'Fractal Geometry is not just a chapter of mathematics, but one that
helps Everyman to see the same old world differently'. - Benoit
Mandelbrot
The world of mathematics usually tends to be thought of as abstract.
Complex and imaginary numbers, real numbers, logarithms, functions, some
tangible and others imperceivable. But these abstract numbers, simply
symbols that conjure an image, a quantity, in our mind, and complex
equations, take on a new meaning with fractals - a concrete one.
Fractals go from being very simple equations on a piece of paper to
colorful, extraordinary images, and most of all, offer an explanation to
things. The importance of fractal geometry is that it provides an
answer, a comprehension, to nature, the world, and the universe.

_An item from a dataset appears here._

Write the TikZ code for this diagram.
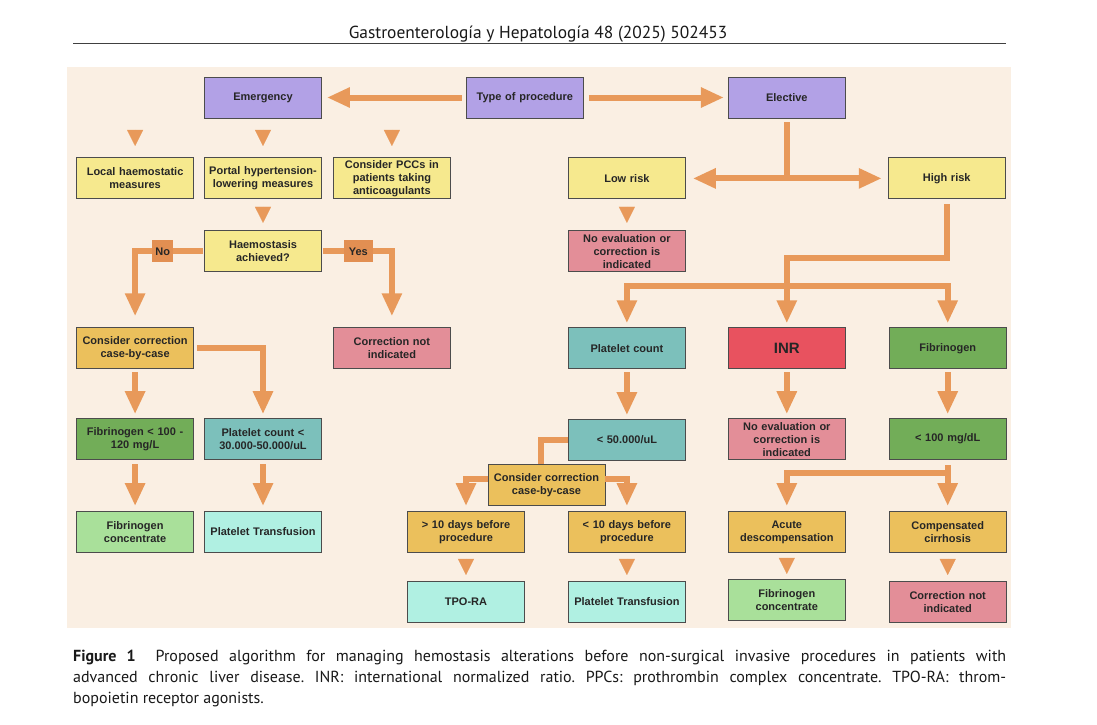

Fractals occur in swirls of scum on the surface of moving water, the
jagged edges of mountains, ferns, tree trunks, and canyons. They can be
used to model the growth of cities, detail medical procedures and parts
of the human body, create amazing computer graphics, and compress
digital images.
Fractals are about us, and our existence, and they are
present in every mathematical law that governs the universe. Thus,
fractal geometry can be applied to a diverse palette of subjects in
life, and science - the physical, the abstract, and the natural.
We were all astounded by the sudden revelation that the output of a
very simple, two-line generating formula does not have to be a dry and
cold abstraction. When the output was what is now called a fractal,
no one called it artificial... Fractals suddenly broadened the realm
in which understanding can be based on a plain physical basis.
(McGuire, Foreword by Benoit Mandelbrot)
A fractal is a geometric shape that is complex and detailed at every
level of magnification, as well as self-similar.